* _TASK PROMPT_
Give the data below again exactly as it stands. Omit the pictures.

* _DATA_
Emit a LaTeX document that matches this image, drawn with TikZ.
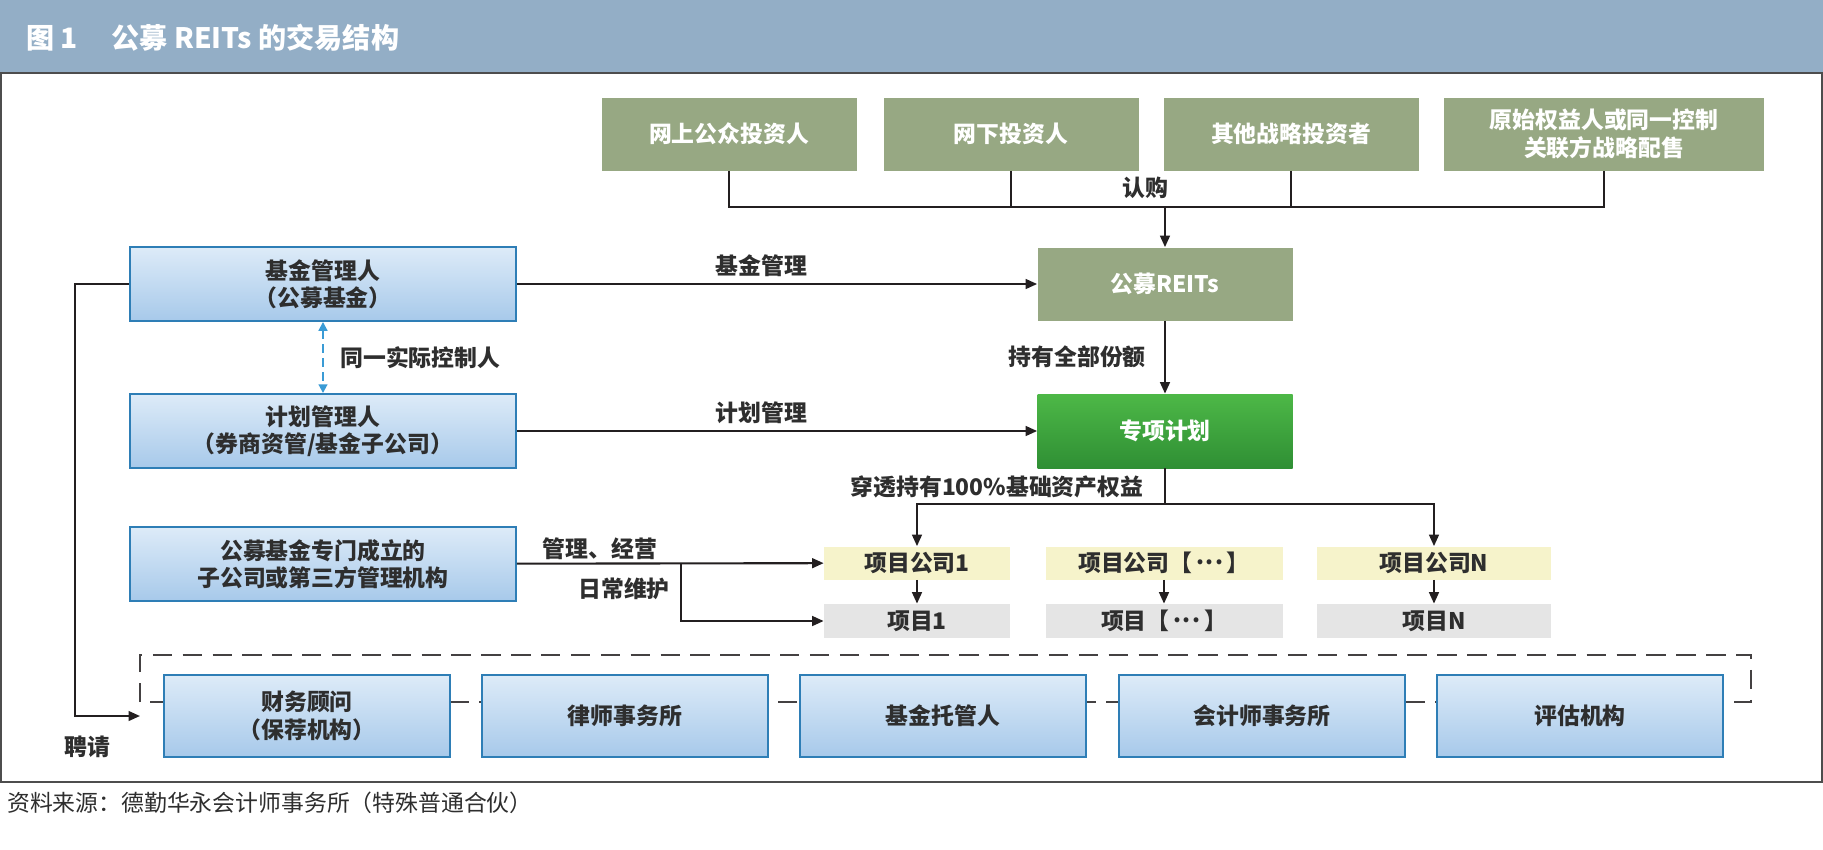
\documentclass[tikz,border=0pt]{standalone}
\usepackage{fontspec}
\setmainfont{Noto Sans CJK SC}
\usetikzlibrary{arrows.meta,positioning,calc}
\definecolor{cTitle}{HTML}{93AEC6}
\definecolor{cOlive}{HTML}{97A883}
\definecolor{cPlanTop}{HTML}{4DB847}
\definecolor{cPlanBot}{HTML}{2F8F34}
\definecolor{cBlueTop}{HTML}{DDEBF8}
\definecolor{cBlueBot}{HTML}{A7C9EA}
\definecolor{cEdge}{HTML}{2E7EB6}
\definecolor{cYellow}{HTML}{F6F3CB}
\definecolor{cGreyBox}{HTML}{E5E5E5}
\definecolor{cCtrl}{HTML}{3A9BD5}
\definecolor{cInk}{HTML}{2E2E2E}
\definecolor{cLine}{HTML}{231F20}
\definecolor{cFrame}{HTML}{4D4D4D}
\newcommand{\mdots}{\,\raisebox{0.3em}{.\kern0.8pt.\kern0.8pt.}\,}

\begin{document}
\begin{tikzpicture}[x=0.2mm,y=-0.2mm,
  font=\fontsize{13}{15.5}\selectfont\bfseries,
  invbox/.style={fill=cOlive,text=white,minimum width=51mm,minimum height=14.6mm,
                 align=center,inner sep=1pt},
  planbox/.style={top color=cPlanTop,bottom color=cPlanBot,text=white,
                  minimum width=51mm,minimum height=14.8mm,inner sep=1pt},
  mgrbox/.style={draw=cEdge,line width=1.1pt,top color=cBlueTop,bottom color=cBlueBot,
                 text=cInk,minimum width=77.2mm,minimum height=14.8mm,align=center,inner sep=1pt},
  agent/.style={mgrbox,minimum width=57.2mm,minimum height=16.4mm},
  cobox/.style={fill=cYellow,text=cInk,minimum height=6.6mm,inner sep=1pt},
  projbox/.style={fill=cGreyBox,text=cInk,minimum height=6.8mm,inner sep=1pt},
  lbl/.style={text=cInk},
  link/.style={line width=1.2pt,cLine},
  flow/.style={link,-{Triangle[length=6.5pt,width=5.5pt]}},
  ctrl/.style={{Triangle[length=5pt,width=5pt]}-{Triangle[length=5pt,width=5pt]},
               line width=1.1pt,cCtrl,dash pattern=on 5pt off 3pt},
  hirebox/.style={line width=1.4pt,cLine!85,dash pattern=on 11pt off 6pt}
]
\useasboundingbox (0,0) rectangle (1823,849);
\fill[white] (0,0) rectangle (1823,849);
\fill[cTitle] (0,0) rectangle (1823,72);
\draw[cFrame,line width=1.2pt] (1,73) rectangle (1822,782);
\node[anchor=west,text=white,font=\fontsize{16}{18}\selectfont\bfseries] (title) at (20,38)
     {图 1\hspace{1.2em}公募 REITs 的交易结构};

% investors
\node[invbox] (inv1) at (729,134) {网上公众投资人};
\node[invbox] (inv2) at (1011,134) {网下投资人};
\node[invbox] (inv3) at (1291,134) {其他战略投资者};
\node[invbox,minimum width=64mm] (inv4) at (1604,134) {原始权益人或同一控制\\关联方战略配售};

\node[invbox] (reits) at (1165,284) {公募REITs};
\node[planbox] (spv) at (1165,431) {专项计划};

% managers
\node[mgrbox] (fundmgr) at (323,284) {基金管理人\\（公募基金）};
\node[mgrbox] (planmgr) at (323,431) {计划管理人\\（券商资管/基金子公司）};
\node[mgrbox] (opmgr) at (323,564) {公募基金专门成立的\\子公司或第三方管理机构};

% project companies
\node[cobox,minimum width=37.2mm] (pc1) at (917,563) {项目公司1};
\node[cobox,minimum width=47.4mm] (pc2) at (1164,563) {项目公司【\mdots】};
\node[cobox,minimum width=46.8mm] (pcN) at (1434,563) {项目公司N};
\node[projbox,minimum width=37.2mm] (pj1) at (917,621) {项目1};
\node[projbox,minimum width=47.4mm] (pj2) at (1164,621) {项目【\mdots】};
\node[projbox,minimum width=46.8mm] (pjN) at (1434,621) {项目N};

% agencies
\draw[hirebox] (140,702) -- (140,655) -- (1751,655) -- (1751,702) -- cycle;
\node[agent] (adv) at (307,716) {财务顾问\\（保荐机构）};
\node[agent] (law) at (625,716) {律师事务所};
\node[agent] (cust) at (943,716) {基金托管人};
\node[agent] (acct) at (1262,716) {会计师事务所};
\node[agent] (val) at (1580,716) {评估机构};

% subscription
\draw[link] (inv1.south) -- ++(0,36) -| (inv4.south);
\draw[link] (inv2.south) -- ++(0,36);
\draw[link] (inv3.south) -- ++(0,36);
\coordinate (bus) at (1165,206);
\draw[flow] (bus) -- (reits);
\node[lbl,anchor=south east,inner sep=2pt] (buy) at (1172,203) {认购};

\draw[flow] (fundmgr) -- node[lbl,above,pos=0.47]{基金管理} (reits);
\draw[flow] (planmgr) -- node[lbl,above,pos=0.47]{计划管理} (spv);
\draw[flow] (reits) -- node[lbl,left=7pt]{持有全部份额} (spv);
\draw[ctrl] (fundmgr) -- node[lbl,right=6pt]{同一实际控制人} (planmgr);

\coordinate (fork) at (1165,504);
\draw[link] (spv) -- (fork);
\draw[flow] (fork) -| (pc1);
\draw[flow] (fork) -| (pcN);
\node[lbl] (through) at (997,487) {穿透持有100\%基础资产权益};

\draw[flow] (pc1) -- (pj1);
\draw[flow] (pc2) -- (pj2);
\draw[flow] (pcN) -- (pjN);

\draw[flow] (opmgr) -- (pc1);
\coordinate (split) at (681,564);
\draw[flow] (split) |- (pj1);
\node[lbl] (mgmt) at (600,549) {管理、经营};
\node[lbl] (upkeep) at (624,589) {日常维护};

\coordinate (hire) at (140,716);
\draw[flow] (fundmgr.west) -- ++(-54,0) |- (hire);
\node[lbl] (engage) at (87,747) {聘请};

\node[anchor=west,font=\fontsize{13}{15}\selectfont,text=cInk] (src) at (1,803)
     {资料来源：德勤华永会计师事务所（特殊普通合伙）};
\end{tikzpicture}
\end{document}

* _RESPONSE BELOW_
Emit a LaTeX document that matches this image, drawn with TikZ.
\documentclass[tikz,border=0pt]{standalone}
\usepackage{fontspec}
\setmainfont{Noto Sans CJK SC}
\usetikzlibrary{arrows.meta,positioning,calc}
\definecolor{cTitle}{HTML}{93AEC6}
\definecolor{cOlive}{HTML}{97A883}
\definecolor{cPlanTop}{HTML}{4DB847}
\definecolor{cPlanBot}{HTML}{2F8F34}
\definecolor{cBlueTop}{HTML}{DDEBF8}
\definecolor{cBlueBot}{HTML}{A7C9EA}
\definecolor{cEdge}{HTML}{2E7EB6}
\definecolor{cYellow}{HTML}{F6F3CB}
\definecolor{cGreyBox}{HTML}{E5E5E5}
\definecolor{cCtrl}{HTML}{3A9BD5}
\definecolor{cInk}{HTML}{2E2E2E}
\definecolor{cLine}{HTML}{231F20}
\definecolor{cFrame}{HTML}{4D4D4D}
\newcommand{\mdots}{\,\raisebox{0.3em}{.\kern0.8pt.\kern0.8pt.}\,}

\begin{document}
\begin{tikzpicture}[x=0.2mm,y=-0.2mm,
  font=\fontsize{13}{15.5}\selectfont\bfseries,
  invbox/.style={fill=cOlive,text=white,minimum width=51mm,minimum height=14.6mm,
                 align=center,inner sep=1pt},
  planbox/.style={top color=cPlanTop,bottom color=cPlanBot,text=white,
                  minimum width=51mm,minimum height=14.8mm,inner sep=1pt},
  mgrbox/.style={draw=cEdge,line width=1.1pt,top color=cBlueTop,bottom color=cBlueBot,
                 text=cInk,minimum width=77.2mm,minimum height=14.8mm,align=center,inner sep=1pt},
  agent/.style={mgrbox,minimum width=57.2mm,minimum height=16.4mm},
  cobox/.style={fill=cYellow,text=cInk,minimum height=6.6mm,inner sep=1pt},
  projbox/.style={fill=cGreyBox,text=cInk,minimum height=6.8mm,inner sep=1pt},
  lbl/.style={text=cInk},
  link/.style={line width=1.2pt,cLine},
  flow/.style={link,-{Triangle[length=6.5pt,width=5.5pt]}},
  ctrl/.style={{Triangle[length=5pt,width=5pt]}-{Triangle[length=5pt,width=5pt]},
               line width=1.1pt,cCtrl,dash pattern=on 5pt off 3pt},
  hirebox/.style={line width=1.4pt,cLine!85,dash pattern=on 11pt off 6pt}
]
\useasboundingbox (0,0) rectangle (1823,849);
\fill[white] (0,0) rectangle (1823,849);
\fill[cTitle] (0,0) rectangle (1823,72);
\draw[cFrame,line width=1.2pt] (1,73) rectangle (1822,782);
\node[anchor=west,text=white,font=\fontsize{16}{18}\selectfont\bfseries] (title) at (20,38)
     {图 1\hspace{1.2em}公募 REITs 的交易结构};

% investors
\node[invbox] (inv1) at (729,134) {网上公众投资人};
\node[invbox] (inv2) at (1011,134) {网下投资人};
\node[invbox] (inv3) at (1291,134) {其他战略投资者};
\node[invbox,minimum width=64mm] (inv4) at (1604,134) {原始权益人或同一控制\\关联方战略配售};

\node[invbox] (reits) at (1165,284) {公募REITs};
\node[planbox] (spv) at (1165,431) {专项计划};

% managers
\node[mgrbox] (fundmgr) at (323,284) {基金管理人\\（公募基金）};
\node[mgrbox] (planmgr) at (323,431) {计划管理人\\（券商资管/基金子公司）};
\node[mgrbox] (opmgr) at (323,564) {公募基金专门成立的\\子公司或第三方管理机构};

% project companies
\node[cobox,minimum width=37.2mm] (pc1) at (917,563) {项目公司1};
\node[cobox,minimum width=47.4mm] (pc2) at (1164,563) {项目公司【\mdots】};
\node[cobox,minimum width=46.8mm] (pcN) at (1434,563) {项目公司N};
\node[projbox,minimum width=37.2mm] (pj1) at (917,621) {项目1};
\node[projbox,minimum width=47.4mm] (pj2) at (1164,621) {项目【\mdots】};
\node[projbox,minimum width=46.8mm] (pjN) at (1434,621) {项目N};

% agencies
\draw[hirebox] (140,702) -- (140,655) -- (1751,655) -- (1751,702) -- cycle;
\node[agent] (adv) at (307,716) {财务顾问\\（保荐机构）};
\node[agent] (law) at (625,716) {律师事务所};
\node[agent] (cust) at (943,716) {基金托管人};
\node[agent] (acct) at (1262,716) {会计师事务所};
\node[agent] (val) at (1580,716) {评估机构};

% subscription
\draw[link] (inv1.south) -- ++(0,36) -| (inv4.south);
\draw[link] (inv2.south) -- ++(0,36);
\draw[link] (inv3.south) -- ++(0,36);
\coordinate (bus) at (1165,206);
\draw[flow] (bus) -- (reits);
\node[lbl,anchor=south east,inner sep=2pt] (buy) at (1172,203) {认购};

\draw[flow] (fundmgr) -- node[lbl,above,pos=0.47]{基金管理} (reits);
\draw[flow] (planmgr) -- node[lbl,above,pos=0.47]{计划管理} (spv);
\draw[flow] (reits) -- node[lbl,left=7pt]{持有全部份额} (spv);
\draw[ctrl] (fundmgr) -- node[lbl,right=6pt]{同一实际控制人} (planmgr);

\coordinate (fork) at (1165,504);
\draw[link] (spv) -- (fork);
\draw[flow] (fork) -| (pc1);
\draw[flow] (fork) -| (pcN);
\node[lbl] (through) at (997,487) {穿透持有100\%基础资产权益};

\draw[flow] (pc1) -- (pj1);
\draw[flow] (pc2) -- (pj2);
\draw[flow] (pcN) -- (pjN);

\draw[flow] (opmgr) -- (pc1);
\coordinate (split) at (681,564);
\draw[flow] (split) |- (pj1);
\node[lbl] (mgmt) at (600,549) {管理、经营};
\node[lbl] (upkeep) at (624,589) {日常维护};

\coordinate (hire) at (140,716);
\draw[flow] (fundmgr.west) -- ++(-54,0) |- (hire);
\node[lbl] (engage) at (87,747) {聘请};

\node[anchor=west,font=\fontsize{13}{15}\selectfont,text=cInk] (src) at (1,803)
     {资料来源：德勤华永会计师事务所（特殊普通合伙）};
\end{tikzpicture}
\end{document}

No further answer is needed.